Sportivement le club ne va pas très bien. Malgré une armée d’ultras surnommée « Mitra Mania » qui suit le club partout, les résultats ne sont pas vraiment là. Berges a par exemple posé sa démission en cours de saison après une série de défaites. Juste au dessus de la zone rouge, le club de Mitra a dans ses rangs un numéro 9 précis qui le tient à flot. La petite forme de son club n’a aucun effet sur Rodríguez qui enchaîne les pions avec facilité. Avec 15 buts en 25 matches, il est tout simplement le deuxième meilleur buteur d’une Ligue hétéroclite où se côtoient Brésiliens ou encore Français (notamment Arnaud, un ancien du PSG et Faubert, notre légende).
Rodríguez a tout simplement marqué 44% des buts de son équipe en championnat. Celui qui donne régulièrement des interviews aux journaux espagnols tout en ayant sa photo dans la section de Marca dédiée au suivi des Espagnols en dehors des frontières du pays a atteint une certaine notoriété. Surtout qu’il raconte son quotidien de joueur dans un blog assez intéressant, même si plus vraiment alimenté. Rodríguezl n’est pas le premier espagnol a avoir posé ses valises en Indonésie, José Galan ayant tâté le terrain avant. Ce championnat à l’ambiance démentielle reste toutefois fragile. Fin septembre il a été suspendu deux semaines. Une situation déjà vécue il y a quelques années, et la Ligue n’avait jamais repris.

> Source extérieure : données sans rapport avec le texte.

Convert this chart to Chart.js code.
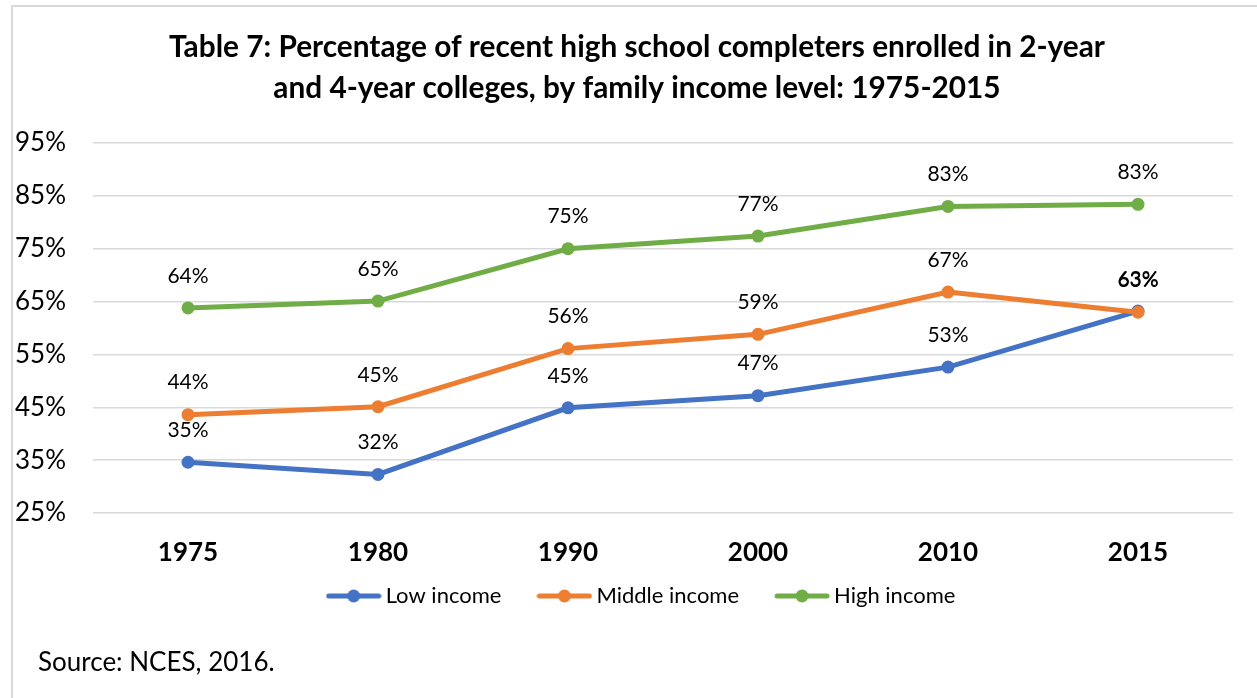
<!DOCTYPE html>
<html>
<head>
<meta charset="utf-8">
<script src="https://cdn.jsdelivr.net/npm/chart.js@4"></script>
<style>
  body { margin: 0; background: #fff; }
  #frame {
    position: absolute; left: 11px; top: 5px; width: 1246px; height: 693px;
    border-left: 2px solid #d9d9d9; border-top: 2px solid #d9d9d9;
  }
  #source {
    position: absolute; left: 25px; top: 638px;
    font-family: Lato, sans-serif; font-size: 26px; color: #000;
  }
</style>
</head>
<body>
<div id="frame">
  <canvas id="incomeChart" width="1244" height="691"></canvas>
  <div id="source">Source: NCES, 2016.</div>
</div>
<script>
// enrollment rates (%) by family income
const years = ['1975', '1980', '1990', '2000', '2010', '2015'];
const lowIncome = [34.6, 32.3, 44.9, 47.2, 52.6, 63.2];
const middleIncome = [43.6, 45.1, 56.1, 58.8, 66.8, 63.0];
const highIncome = [63.8, 65.1, 75.0, 77.4, 83.0, 83.4];
const yTicks = [25, 35, 45, 55, 65, 75, 85, 95];

const FONT = 'Lato, sans-serif';

// little line-with-dot marker for the legend
function legendMarker(color) {
    const c = document.createElement('canvas');
    c.width = 56; c.height = 14;
    const g = c.getContext('2d');
    g.strokeStyle = color;
    g.lineWidth = 5;
    g.lineCap = 'round';
    g.beginPath(); g.moveTo(3, 7); g.lineTo(53, 7); g.stroke();
    g.fillStyle = color;
    g.beginPath(); g.arc(28, 7, 6.5, 0, Math.PI * 2); g.fill();
    return c;
}

function series(label, data, color, order) {
    return {
        label: label,
        data: data,
        borderColor: color,
        backgroundColor: color,
        borderWidth: 5,
        pointRadius: 6.5,
        pointHoverRadius: 6.5,
        pointBorderWidth: 0,
        tension: 0,
        order: order
    };
}

// value labels above each point
const pointLabels = {
    id: 'pointLabels',
    afterDatasetsDraw(chart) {
        const ctx = chart.ctx;
        ctx.save();
        ctx.font = '21px ' + FONT;
        ctx.fillStyle = '#000';
        ctx.textAlign = 'center';
        ctx.textBaseline = 'middle';
        chart.data.datasets.forEach((ds, i) => {
            chart.getDatasetMeta(i).data.forEach((pt, j) => {
                ctx.fillText(Math.round(ds.data[j]) + '%', pt.x, pt.y - 32);
            });
        });
        ctx.restore();
    }
};

// nudge legend and title: legend sits close to the axis, both centred on the frame
const boxNudge = {
    id: 'boxNudge',
    afterLayout(chart) {
        const lg = chart.legend;
        lg.left += 20; lg.right += 20;
        lg.top -= 22; lg.bottom -= 22;
        const tb = chart.titleBlock;
        tb.left += 13; tb.right += 13;
    }
};

const ctx = document.getElementById('incomeChart').getContext('2d');
new Chart(ctx, {
    type: 'line',
    data: {
        labels: years,
        datasets: [
            series('Low income', lowIncome, '#4472C4', 3),
            series('Middle income', middleIncome, '#ED7D31', 2),
            series('High income', highIncome, '#70AD47', 1)
        ]
    },
    options: {
        responsive: false,
        animation: false,
        layout: { padding: { left: 2, right: 24, top: 0, bottom: 59 } },
        scales: {
            x: {
                offset: true,
                grid: { display: false, drawTicks: false },
                border: { display: false },
                ticks: {
                    color: '#000',
                    padding: 24,
                    font: { family: FONT, size: 26, weight: 'bold' }
                },
                afterFit(axis) { axis.height = 52; }
            },
            y: {
                min: 25,
                max: 95,
                afterBuildTicks(axis) { axis.ticks = yTicks.map(v => ({ value: v })); },
                grid: { color: '#d9d9d9', lineWidth: 1.5, drawTicks: false },
                border: { display: false },
                ticks: {
                    color: '#000',
                    crossAlign: 'far',
                    padding: 0,
                    font: { family: FONT, size: 26 },
                    callback: v => v + '%'
                },
                afterFit(axis) { axis.width = 78; }
            }
        },
        plugins: {
            title: {
                display: true,
                text: ['Table 7: Percentage of recent high school completers enrolled in 2-year',
                       'and 4-year colleges, by family income level: 1975-2015'],
                color: '#000',
                font: { family: FONT, size: 29.8, weight: 'bold', lineHeight: 1.376 },
                padding: { top: 19.5, bottom: 34.5 }
            },
            legend: {
                position: 'bottom',
                labels: {
                    color: '#000',
                    font: { family: FONT, size: 22 },
                    usePointStyle: true,
                    pointStyleWidth: 42,
                    padding: 42,
                    generateLabels(chart) {
                        return chart.data.datasets.map((ds, i) => ({
                            text: ds.label,
                            pointStyle: legendMarker(ds.borderColor),
                            fillStyle: ds.borderColor,
                            strokeStyle: ds.borderColor,
                            lineWidth: 0,
                            hidden: false,
                            datasetIndex: i
                        }));
                    }
                }
            },
            tooltip: { enabled: false }
        }
    },
    plugins: [pointLabels, boxNudge]
});
</script>
</body>
</html>
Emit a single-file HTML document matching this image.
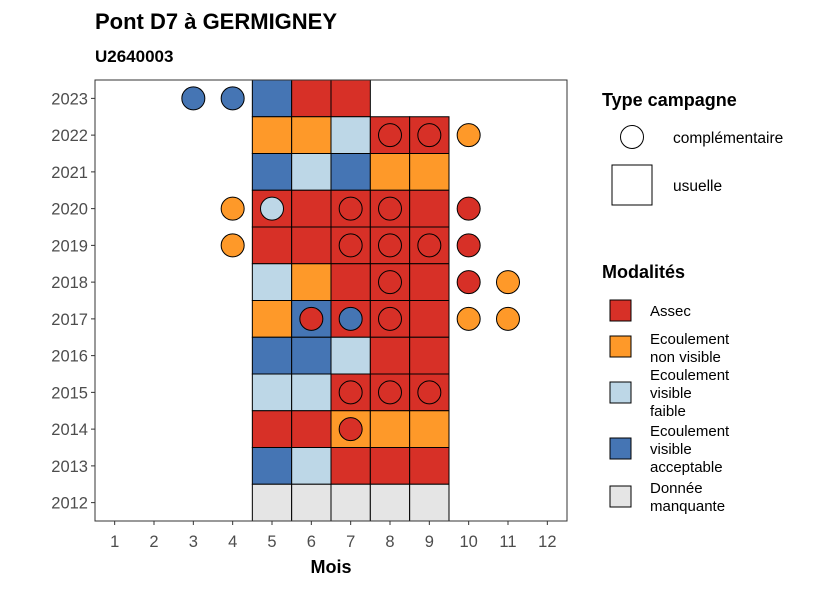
<!DOCTYPE html>
<html><head><meta charset="utf-8"><style>
body{margin:0;background:#fff;font-family:"Liberation Sans",sans-serif}
</style></head><body>
<svg id="c" width="826" height="590" xmlns="http://www.w3.org/2000/svg" font-family="Liberation Sans, sans-serif">
<text x="95" y="29" font-size="22" font-weight="bold">Pont D7 à GERMIGNEY</text>
<text x="95" y="62" font-size="17" font-weight="bold">U2640003</text>
<g id="plot"></g>
<rect x="95" y="80" width="472" height="441" fill="none" stroke="#333" stroke-width="1"/>
<text x="331" y="573" font-size="18" font-weight="bold" text-anchor="middle">Mois</text>
<g>
<text x="602" y="106" font-size="18" font-weight="bold">Type campagne</text>
<circle cx="632" cy="137" r="11.5" fill="#fff" stroke="#000"/>
<text x="673" y="143" font-size="15.5">complémentaire</text>
<rect x="612" y="165" width="40" height="40" fill="#fff" stroke="#000"/>
<text x="673" y="191" font-size="15.5">usuelle</text>
</g>
<g>
<text x="602" y="278" font-size="18" font-weight="bold">Modalités</text>
<rect x="610" y="300" width="21" height="21" fill="#d73027" stroke="#000"/>
<text x="650" y="316" font-size="15">Assec</text>
<rect x="610" y="336" width="21" height="21" fill="#fe9929" stroke="#000"/>
<text x="650" y="344" font-size="15"><tspan x="650">Ecoulement</tspan><tspan x="650" dy="18">non visible</tspan></text>
<rect x="610" y="382" width="21" height="21" fill="#bdd7e7" stroke="#000"/>
<text x="650" y="380" font-size="15"><tspan x="650">Ecoulement</tspan><tspan x="650" dy="18">visible</tspan><tspan x="650" dy="18">faible</tspan></text>
<rect x="610" y="438" width="21" height="21" fill="#4575b4" stroke="#000"/>
<text x="650" y="436" font-size="15"><tspan x="650">Ecoulement</tspan><tspan x="650" dy="18">visible</tspan><tspan x="650" dy="18">acceptable</tspan></text>
<rect x="610" y="486" width="21" height="21" fill="#e5e5e5" stroke="#000"/>
<text x="650" y="493" font-size="15"><tspan x="650">Donnée</tspan><tspan x="650" dy="18">manquante</tspan></text>
</g>
</svg>
<script>
const months=[1,2,3,4,5,6,7,8,9,10,11,12];
const years=[2012,2013,2014,2015,2016,2017,2018,2019,2020,2021,2022,2023];
const tileYears=[2023,2023,2023,2022,2022,2022,2022,2022,2021,2021,2021,2021,2021,2020,2020,2020,2020,2020,2019,2019,2019,2019,2019,2018,2018,2018,2018,2018,2017,2017,2017,2017,2017,2016,2016,2016,2016,2016,2015,2015,2015,2015,2015,2014,2014,2014,2014,2014,2013,2013,2013,2013,2013,2012,2012,2012,2012,2012];
const tileMonths=[5,6,7,5,6,7,8,9,5,6,7,8,9,5,6,7,8,9,5,6,7,8,9,5,6,7,8,9,5,6,7,8,9,5,6,7,8,9,5,6,7,8,9,5,6,7,8,9,5,6,7,8,9,5,6,7,8,9];
const tileMods=["A","R","R","O","O","L","R","R","A","L","A","O","O","R","R","R","R","R","R","R","R","R","R","L","O","R","R","R","O","A","R","R","R","A","A","L","R","R","L","L","R","R","R","R","R","O","O","O","A","L","R","R","R","G","G","G","G","G"];
const ptYears=[2023,2023,2022,2022,2022,2020,2020,2020,2020,2020,2019,2019,2019,2019,2019,2018,2018,2018,2017,2017,2017,2017,2017,2015,2015,2015,2014];
const ptMonths=[3,4,8,9,10,4,5,7,8,10,4,7,8,9,10,8,10,11,6,7,8,10,11,7,8,9,7];
const ptMods=["A","A","R","R","O","O","L","R","R","R","O","R","R","R","R","R","R","O","R","A","R","O","O","R","R","R","R"];
const colors={R:"#d73027",O:"#fe9929",L:"#bdd7e7",A:"#4575b4",G:"#e5e5e5"};
const X0=95,X1=567,Y0=80,Y1=521;
const xs=m=>X0+(m-0.5)/12*(X1-X0);
const ys=y=>Y1-(y-2012+0.5)/12*(Y1-Y0);
const bw=(X1-X0)/12,bh=(Y1-Y0)/12;
const g=document.getElementById('plot');
const NS="http://www.w3.org/2000/svg";
function mk(t,a){const e=document.createElementNS(NS,t);for(const k in a)e.setAttribute(k,a[k]);g.appendChild(e);return e;}
tileYears.forEach((y,i)=>{
 const e=mk('rect',{x:xs(tileMonths[i])-bw/2,y:ys(y)-bh/2,width:bw,height:bh,fill:colors[tileMods[i]],stroke:'#000','stroke-width':1});
 
 
});
ptYears.forEach((y,i)=>{
 const e=mk('circle',{cx:xs(ptMonths[i]),cy:ys(y),r:11.5,fill:colors[ptMods[i]],stroke:'#000','stroke-width':1});
 
 
});
months.forEach(m=>{
 const t=mk('line',{x1:xs(m),x2:xs(m),y1:Y1,y2:Y1+4,stroke:'#333'});
 
 
 const l=mk('text',{x:xs(m),y:Y1+26,'font-size':16.5,'text-anchor':'middle',fill:'#4d4d4d'});
 l.textContent=m;
 
 
});
years.forEach(y=>{
 const t=mk('line',{x1:X0-4,x2:X0,y1:ys(y),y2:ys(y),stroke:'#333'});
 
 
 const l=mk('text',{x:X0-7,y:ys(y)+6,'font-size':16.5,'text-anchor':'end',fill:'#4d4d4d'});
 l.textContent=y;
 
 
});
</script>
</body></html>
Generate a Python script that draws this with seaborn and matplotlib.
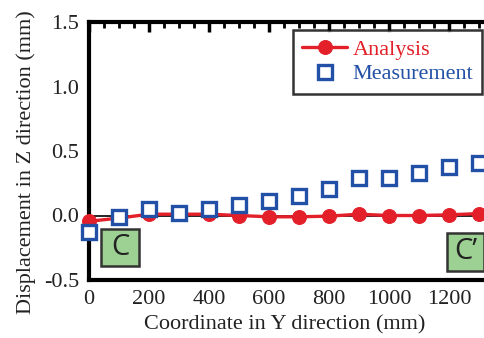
import matplotlib
matplotlib.use("Agg")
import matplotlib.pyplot as plt
import seaborn as sns
import pandas as pd
from matplotlib.patches import Rectangle
from matplotlib.ticker import MultipleLocator, FixedLocator

x_pos = [0, 100, 200, 300, 400, 500, 600, 700, 800, 900, 1000, 1100, 1200, 1300]
analysis = [-0.045, -0.02, 0.01, 0.01, 0.01, 0.0, -0.01, -0.01, -0.005, 0.01, 0.0, 0.0, 0.005, 0.015]
measurement = [-0.125, -0.01, 0.05, 0.02, 0.05, 0.085, 0.115, 0.155, 0.205, 0.29, 0.29, 0.33, 0.375, 0.41]
x_ticks = [0, 200, 400, 600, 800, 1000, 1200, 1400]
x_tick_labels = ["0", "200", "400", "600", "800", "1000", "1200", ""]

RED = "#e3202a"
BLUE = "#2150a6"

sns.set_style("white")
plt.rcParams["font.family"] = ["Liberation Serif", "DejaVu Serif"]

fig = plt.figure(figsize=(4.84, 3.38), dpi=100)
ax = fig.add_axes([89/484, 58/338, 420/484, 258/338])

df = pd.DataFrame({"x": x_pos, "Analysis": analysis, "Measurement": measurement})

ax.axhline(0, color="black", lw=1.2, zorder=1)
sns.lineplot(data=df, x="x", y="Analysis", ax=ax, color=RED, lw=2.4, marker="o",
             markersize=10, markeredgecolor=RED, label="Analysis", zorder=3,
             clip_on=False)
ax.plot(df["x"], df["Measurement"], ls="none", marker="s", markersize=10,
        markerfacecolor="white", markeredgecolor=BLUE, markeredgewidth=2.4,
        label="Measurement", zorder=4, clip_on=False)

ax.set_xlim(0, 1400)
ax.set_ylim(-0.5, 1.5)
ax.xaxis.set_major_locator(FixedLocator(x_ticks))
ax.set_xticklabels(x_tick_labels)
ax.xaxis.set_minor_locator(MultipleLocator(50))
ax.yaxis.set_major_locator(MultipleLocator(0.5))
ax.yaxis.set_minor_locator(MultipleLocator(0.1))
ax.yaxis.set_major_formatter(matplotlib.ticker.FormatStrFormatter("%.1f"))
ax.tick_params(which="both", direction="in", top=True, right=True, colors="black",
               labelsize=16, labelcolor="#222222")
ax.tick_params(which="major", length=7, width=2.5, pad=7)
ax.tick_params(which="minor", length=4, width=2)
for s in ax.spines.values():
    s.set_linewidth(3)
    s.set_color("black")

ax.set_xlabel("Coordinate in Y direction (mm)", fontsize=16, color="#222222")
ax.set_ylabel("Displacement in Z direction (mm)", fontsize=16, color="#222222")
ax.xaxis.set_label_coords((284.5 - 89) / 420, (280 - 315) / 258)
ax.yaxis.set_label_coords((36 - 89) / 420, (280 - 162.5) / 258)

for (x0, y0, w, h, t) in [(40, -0.395, 127, 0.287, "C"), (1193, -0.43, 124, 0.295, "C\u2019")]:
    ax.add_patch(Rectangle((x0, y0), w, h, facecolor="#9dd193", edgecolor="#333333",
                           lw=1.8, zorder=5, clip_on=False))
    ax.text(x0 + w/2, y0 + h/2, t, ha="center", va="center", fontsize=21,
            family=["Open Sans", "DejaVu Sans"], color="#222222", zorder=6)

leg = ax.legend(loc="upper left", bbox_to_anchor=((293 - 89)/420, (280 - 30)/258),
                frameon=True, fancybox=False, fontsize=16, handlelength=2.0,
                borderpad=0.42, labelspacing=0.18, handletextpad=0.25, borderaxespad=0)
leg.get_frame().set_edgecolor("black")
leg.get_frame().set_linewidth(1.8)
for txt, c in zip(leg.get_texts(), [RED, BLUE]):
    txt.set_color(c)

fig.savefig("out.png", dpi=100)
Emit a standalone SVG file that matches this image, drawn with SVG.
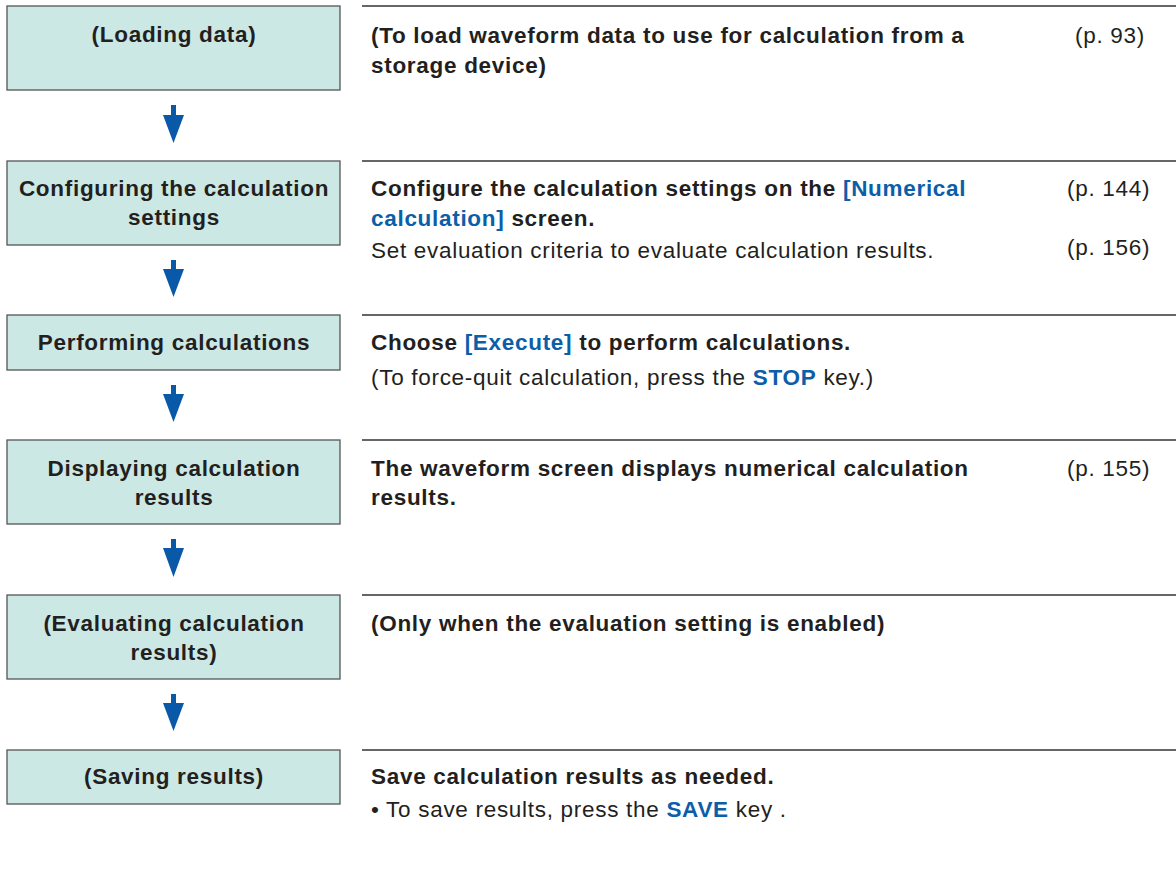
<svg xmlns="http://www.w3.org/2000/svg" width="1176" height="892" viewBox="0 0 1176 892">
<style>
.box{fill:#cce8e5;stroke:#555;stroke-width:1.3}
.t{font-family:"Liberation Sans",Arial,sans-serif;font-size:22.5px;letter-spacing:0.7px;fill:#231f20}
.b{font-weight:bold}
.c{text-anchor:middle}
.blue{fill:#0b5ea8}
.rule{stroke:#333;stroke-width:1.3}
.arr{fill:#0a59a8}
</style>
<rect width="1176" height="892" fill="#fff"/>
<g id="connectors">
<polygon class="arr" points="171,105 176,105 176,115 184,115 173.5,143 163,115 171,115"/>
<polygon class="arr" points="171,260 176,260 176,269 184,269 173.5,297 163,269 171,269"/>
<polygon class="arr" points="171,385 176,385 176,394 184,394 173.5,422 163,394 171,394"/>
<polygon class="arr" points="171,539 176,539 176,548 184,548 173.5,577 163,548 171,548"/>
<polygon class="arr" points="171,694 176,694 176,703 184,703 173.5,731 163,703 171,703"/>
</g>
<g id="node-loading">
<rect class="box" x="7" y="6" width="333" height="84"/>
<text class="t b c" x="174" y="42">(Loading data)</text>
</g>
<g id="node-configuring">
<rect class="box" x="7" y="161" width="333" height="84"/>
<text class="t b c" x="174" y="196">Configuring the calculation</text>
<text class="t b c" x="174" y="225">settings</text>
</g>
<g id="node-performing">
<rect class="box" x="7" y="315" width="333" height="55"/>
<text class="t b c" x="174" y="350">Performing calculations</text>
</g>
<g id="node-displaying">
<rect class="box" x="7" y="440" width="333" height="84"/>
<text class="t b c" x="174" y="476">Displaying calculation</text>
<text class="t b c" x="174" y="505">results</text>
</g>
<g id="node-evaluating">
<rect class="box" x="7" y="595" width="333" height="84"/>
<text class="t b c" x="174" y="631">(Evaluating calculation</text>
<text class="t b c" x="174" y="660">results)</text>
</g>
<g id="node-saving">
<rect class="box" x="7" y="750" width="333" height="54"/>
<text class="t b c" x="174" y="784">(Saving results)</text>
</g>
<g id="desc-loading">
<line class="rule" x1="362" y1="6" x2="1176" y2="6"/>
<text class="t b" x="371" y="43">(To load waveform data to use for calculation from a</text>
<text class="t b" x="371" y="73">storage device)</text>
<text class="t" x="1075" y="43">(p. 93)</text>
</g>
<g id="desc-configuring">
<line class="rule" x1="362" y1="161" x2="1176" y2="161"/>
<text class="t b" x="371" y="196">Configure the calculation settings on the <tspan class="blue">[Numerical</tspan></text>
<text class="t b" x="371" y="226"><tspan class="blue">calculation]</tspan> screen.</text>
<text class="t" x="371" y="258">Set evaluation criteria to evaluate calculation results.</text>
<text class="t" x="1067" y="196">(p. 144)</text>
<text class="t" x="1067" y="255">(p. 156)</text>
</g>
<g id="desc-performing">
<line class="rule" x1="362" y1="315" x2="1176" y2="315"/>
<text class="t b" x="371" y="350">Choose <tspan class="blue">[Execute]</tspan> to perform calculations.</text>
<text class="t" x="371" y="385">(To force-quit calculation, press the <tspan class="b blue">STOP</tspan> key.)</text>
</g>
<g id="desc-displaying">
<line class="rule" x1="362" y1="440" x2="1176" y2="440"/>
<text class="t b" x="371" y="476">The waveform screen displays numerical calculation</text>
<text class="t b" x="371" y="505">results.</text>
<text class="t" x="1067" y="476">(p. 155)</text>
</g>
<g id="desc-evaluating">
<line class="rule" x1="362" y1="595" x2="1176" y2="595"/>
<text class="t b" x="371" y="631">(Only when the evaluation setting is enabled)</text>
</g>
<g id="desc-saving">
<line class="rule" x1="362" y1="750" x2="1176" y2="750"/>
<text class="t b" x="371" y="784">Save calculation results as needed.</text>
<text class="t" x="371" y="817">• To save results, press the <tspan class="b blue">SAVE</tspan> key .</text>
</g>
</svg>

La carrière de Rodríguez est intéressante parce qu’elle est de plus en plus commune. Il y a quelques années, voir un joueur quitter son pays pour rouler sa bosse de la sorte constituait un destin impensable. Désormais, alors que de nombreux joueurs ont des sollicitations de ce type, ils n’ont plus peur de se lancer. L’exemple de Coureur, qui a construit sa carrière à l’Est et possède actuellement un solide réputation témoigne de ce phénomène. Le choix de Rodríguez est compréhensible : il a su saisir l’opportunité qu’on lui avait tendue. À 31 ans, il est dans la forme de sa vie, joue dans des stades pleins et gagne bien son pain. De quoi espérer encore viser un championnat un peu mieux coté ? On le lui souhaite.